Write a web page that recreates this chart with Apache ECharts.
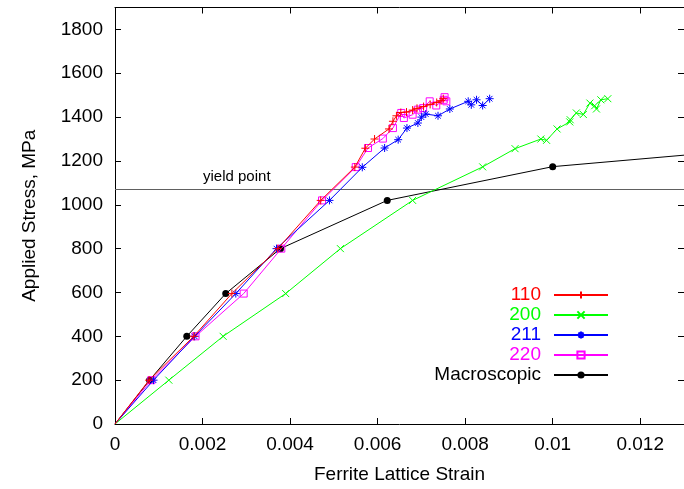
============================================================
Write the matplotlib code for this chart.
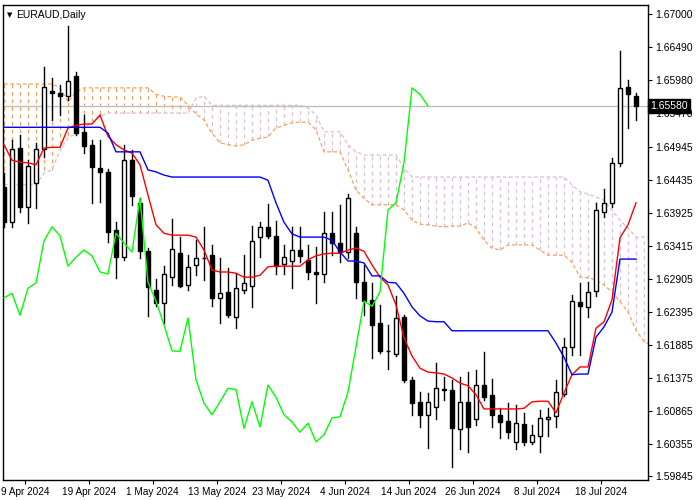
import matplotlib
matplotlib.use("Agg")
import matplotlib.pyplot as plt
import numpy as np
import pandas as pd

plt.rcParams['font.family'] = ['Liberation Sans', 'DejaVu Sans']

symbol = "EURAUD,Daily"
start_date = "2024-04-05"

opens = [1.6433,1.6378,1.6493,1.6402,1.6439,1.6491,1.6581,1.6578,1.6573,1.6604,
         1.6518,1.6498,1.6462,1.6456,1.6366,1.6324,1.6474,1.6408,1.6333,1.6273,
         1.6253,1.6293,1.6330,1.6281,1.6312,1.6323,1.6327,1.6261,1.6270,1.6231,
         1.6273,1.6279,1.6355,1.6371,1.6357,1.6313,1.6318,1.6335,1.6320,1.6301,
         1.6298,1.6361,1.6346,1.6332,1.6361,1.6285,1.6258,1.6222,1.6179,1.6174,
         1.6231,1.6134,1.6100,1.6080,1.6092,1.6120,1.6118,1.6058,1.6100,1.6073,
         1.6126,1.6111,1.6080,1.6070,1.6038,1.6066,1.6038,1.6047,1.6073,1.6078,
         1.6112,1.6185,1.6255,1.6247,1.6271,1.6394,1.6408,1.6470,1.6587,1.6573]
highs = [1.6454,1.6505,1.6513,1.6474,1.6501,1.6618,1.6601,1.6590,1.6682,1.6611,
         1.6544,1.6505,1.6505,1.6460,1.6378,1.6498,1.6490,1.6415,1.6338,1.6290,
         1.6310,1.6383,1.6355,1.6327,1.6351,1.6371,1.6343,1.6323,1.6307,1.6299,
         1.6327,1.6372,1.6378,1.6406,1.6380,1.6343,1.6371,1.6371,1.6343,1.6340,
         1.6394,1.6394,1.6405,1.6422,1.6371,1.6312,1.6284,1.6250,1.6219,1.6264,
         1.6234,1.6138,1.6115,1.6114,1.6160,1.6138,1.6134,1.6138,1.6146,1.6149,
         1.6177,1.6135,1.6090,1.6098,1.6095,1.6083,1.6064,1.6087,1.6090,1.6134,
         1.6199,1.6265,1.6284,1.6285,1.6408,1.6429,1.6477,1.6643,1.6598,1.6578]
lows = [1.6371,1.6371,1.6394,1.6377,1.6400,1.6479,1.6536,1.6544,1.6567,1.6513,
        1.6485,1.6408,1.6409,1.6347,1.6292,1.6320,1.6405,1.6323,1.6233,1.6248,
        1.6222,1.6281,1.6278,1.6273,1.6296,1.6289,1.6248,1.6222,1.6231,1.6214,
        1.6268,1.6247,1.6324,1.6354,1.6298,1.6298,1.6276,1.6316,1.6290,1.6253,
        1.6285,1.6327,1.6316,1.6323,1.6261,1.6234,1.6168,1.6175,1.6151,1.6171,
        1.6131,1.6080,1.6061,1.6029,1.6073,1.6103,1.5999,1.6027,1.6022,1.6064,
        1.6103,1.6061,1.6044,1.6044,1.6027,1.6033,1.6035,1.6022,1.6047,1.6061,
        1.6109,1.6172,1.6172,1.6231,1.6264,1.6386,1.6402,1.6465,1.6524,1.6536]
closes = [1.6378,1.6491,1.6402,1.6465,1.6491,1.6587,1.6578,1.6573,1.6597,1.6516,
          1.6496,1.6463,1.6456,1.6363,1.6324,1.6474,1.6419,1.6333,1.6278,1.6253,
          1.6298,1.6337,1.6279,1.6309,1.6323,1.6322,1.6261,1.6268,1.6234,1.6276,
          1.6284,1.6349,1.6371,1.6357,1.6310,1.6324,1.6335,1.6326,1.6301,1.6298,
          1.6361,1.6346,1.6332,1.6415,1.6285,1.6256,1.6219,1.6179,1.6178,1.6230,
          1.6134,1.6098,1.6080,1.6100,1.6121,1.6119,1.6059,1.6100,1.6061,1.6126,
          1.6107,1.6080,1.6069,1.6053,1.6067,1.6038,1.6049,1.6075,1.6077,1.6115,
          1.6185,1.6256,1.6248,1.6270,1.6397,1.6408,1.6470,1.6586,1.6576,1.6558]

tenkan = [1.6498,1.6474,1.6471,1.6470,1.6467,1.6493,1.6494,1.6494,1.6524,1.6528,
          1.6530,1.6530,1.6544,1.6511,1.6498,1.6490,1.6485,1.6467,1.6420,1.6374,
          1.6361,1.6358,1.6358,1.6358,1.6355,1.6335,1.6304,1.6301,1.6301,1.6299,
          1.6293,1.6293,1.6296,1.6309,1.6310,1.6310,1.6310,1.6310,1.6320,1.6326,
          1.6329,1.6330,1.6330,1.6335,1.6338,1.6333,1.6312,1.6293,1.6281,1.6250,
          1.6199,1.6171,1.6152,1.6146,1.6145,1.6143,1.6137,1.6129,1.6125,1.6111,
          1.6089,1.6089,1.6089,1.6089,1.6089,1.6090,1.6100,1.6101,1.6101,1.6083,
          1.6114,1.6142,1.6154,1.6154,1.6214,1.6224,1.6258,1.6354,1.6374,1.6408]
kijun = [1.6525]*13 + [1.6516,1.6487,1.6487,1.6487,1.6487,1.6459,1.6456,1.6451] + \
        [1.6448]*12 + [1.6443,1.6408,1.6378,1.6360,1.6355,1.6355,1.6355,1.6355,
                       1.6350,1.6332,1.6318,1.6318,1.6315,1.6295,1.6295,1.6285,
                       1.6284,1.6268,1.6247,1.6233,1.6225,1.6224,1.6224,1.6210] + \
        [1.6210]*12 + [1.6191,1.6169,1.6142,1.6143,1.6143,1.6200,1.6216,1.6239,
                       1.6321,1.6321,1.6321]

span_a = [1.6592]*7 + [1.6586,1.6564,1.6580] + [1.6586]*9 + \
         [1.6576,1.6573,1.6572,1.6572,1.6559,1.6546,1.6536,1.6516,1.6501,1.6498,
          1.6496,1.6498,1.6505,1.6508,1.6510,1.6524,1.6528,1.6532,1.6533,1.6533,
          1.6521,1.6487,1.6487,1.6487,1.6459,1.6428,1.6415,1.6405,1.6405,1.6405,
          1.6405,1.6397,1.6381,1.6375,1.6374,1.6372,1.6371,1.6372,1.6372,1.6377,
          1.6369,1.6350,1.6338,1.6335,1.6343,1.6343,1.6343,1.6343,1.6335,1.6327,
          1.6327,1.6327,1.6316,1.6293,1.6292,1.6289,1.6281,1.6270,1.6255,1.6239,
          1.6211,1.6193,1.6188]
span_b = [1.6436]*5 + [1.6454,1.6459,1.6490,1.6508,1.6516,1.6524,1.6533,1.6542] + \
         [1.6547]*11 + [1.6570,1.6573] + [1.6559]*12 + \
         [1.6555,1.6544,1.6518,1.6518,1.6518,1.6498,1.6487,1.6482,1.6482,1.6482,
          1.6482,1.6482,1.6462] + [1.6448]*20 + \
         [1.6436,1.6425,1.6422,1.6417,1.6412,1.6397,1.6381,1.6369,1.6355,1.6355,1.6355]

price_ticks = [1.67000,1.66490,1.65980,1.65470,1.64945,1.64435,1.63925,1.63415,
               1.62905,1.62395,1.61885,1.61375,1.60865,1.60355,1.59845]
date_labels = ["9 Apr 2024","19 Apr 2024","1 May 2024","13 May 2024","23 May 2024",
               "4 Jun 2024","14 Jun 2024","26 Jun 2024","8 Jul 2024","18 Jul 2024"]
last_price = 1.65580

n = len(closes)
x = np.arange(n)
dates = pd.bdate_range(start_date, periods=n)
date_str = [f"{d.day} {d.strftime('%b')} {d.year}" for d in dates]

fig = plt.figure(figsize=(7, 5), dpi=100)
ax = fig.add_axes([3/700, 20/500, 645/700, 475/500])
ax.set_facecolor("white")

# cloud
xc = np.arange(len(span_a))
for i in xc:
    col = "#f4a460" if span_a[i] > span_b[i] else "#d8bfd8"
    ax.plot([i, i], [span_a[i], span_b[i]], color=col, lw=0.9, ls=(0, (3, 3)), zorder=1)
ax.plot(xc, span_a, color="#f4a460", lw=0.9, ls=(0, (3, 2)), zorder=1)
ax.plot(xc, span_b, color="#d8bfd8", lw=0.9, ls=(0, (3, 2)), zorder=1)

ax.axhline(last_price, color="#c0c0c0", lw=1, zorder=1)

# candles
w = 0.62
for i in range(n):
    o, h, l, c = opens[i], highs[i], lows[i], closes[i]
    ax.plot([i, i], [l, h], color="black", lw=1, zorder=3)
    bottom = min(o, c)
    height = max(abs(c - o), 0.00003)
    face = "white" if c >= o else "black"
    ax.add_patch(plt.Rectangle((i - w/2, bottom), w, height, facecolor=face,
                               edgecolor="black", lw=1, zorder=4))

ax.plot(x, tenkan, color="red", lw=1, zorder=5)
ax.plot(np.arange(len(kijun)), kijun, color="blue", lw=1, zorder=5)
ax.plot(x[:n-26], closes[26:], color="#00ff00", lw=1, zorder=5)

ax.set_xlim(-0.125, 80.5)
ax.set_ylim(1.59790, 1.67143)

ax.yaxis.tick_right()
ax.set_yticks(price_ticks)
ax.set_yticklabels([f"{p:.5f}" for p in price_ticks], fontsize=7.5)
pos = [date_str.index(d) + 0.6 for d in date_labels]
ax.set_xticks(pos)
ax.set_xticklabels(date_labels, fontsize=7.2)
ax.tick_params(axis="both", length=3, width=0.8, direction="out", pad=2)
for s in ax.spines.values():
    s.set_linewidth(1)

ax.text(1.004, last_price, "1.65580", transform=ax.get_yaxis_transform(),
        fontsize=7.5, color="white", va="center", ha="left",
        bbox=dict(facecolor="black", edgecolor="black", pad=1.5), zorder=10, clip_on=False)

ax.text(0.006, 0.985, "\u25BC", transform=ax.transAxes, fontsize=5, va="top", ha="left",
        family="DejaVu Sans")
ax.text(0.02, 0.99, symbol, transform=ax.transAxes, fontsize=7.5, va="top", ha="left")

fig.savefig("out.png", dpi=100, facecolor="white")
============================================================
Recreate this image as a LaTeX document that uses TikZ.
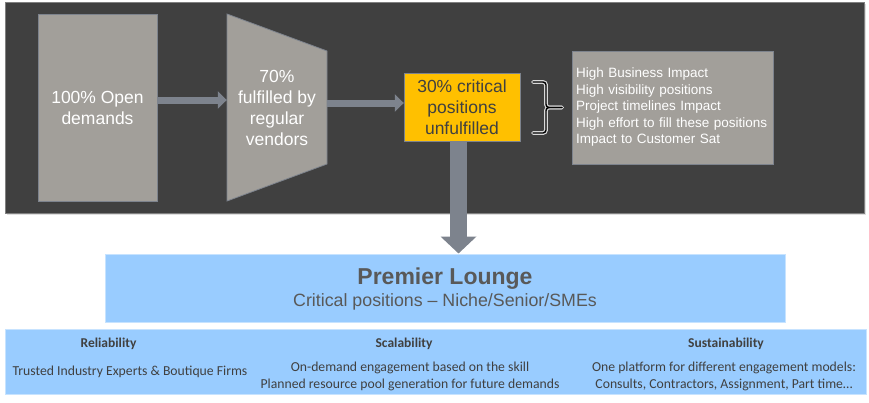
============================================================
» **STATED GOAL**
Every line in the data that holds "this" should be copied out.

» **WRITTEN ANSWER**
Write a web page that recreates this chart with Apache ECharts.
Write the matplotlib code for this chart.
Recreate this image as a LaTeX document that uses TikZ.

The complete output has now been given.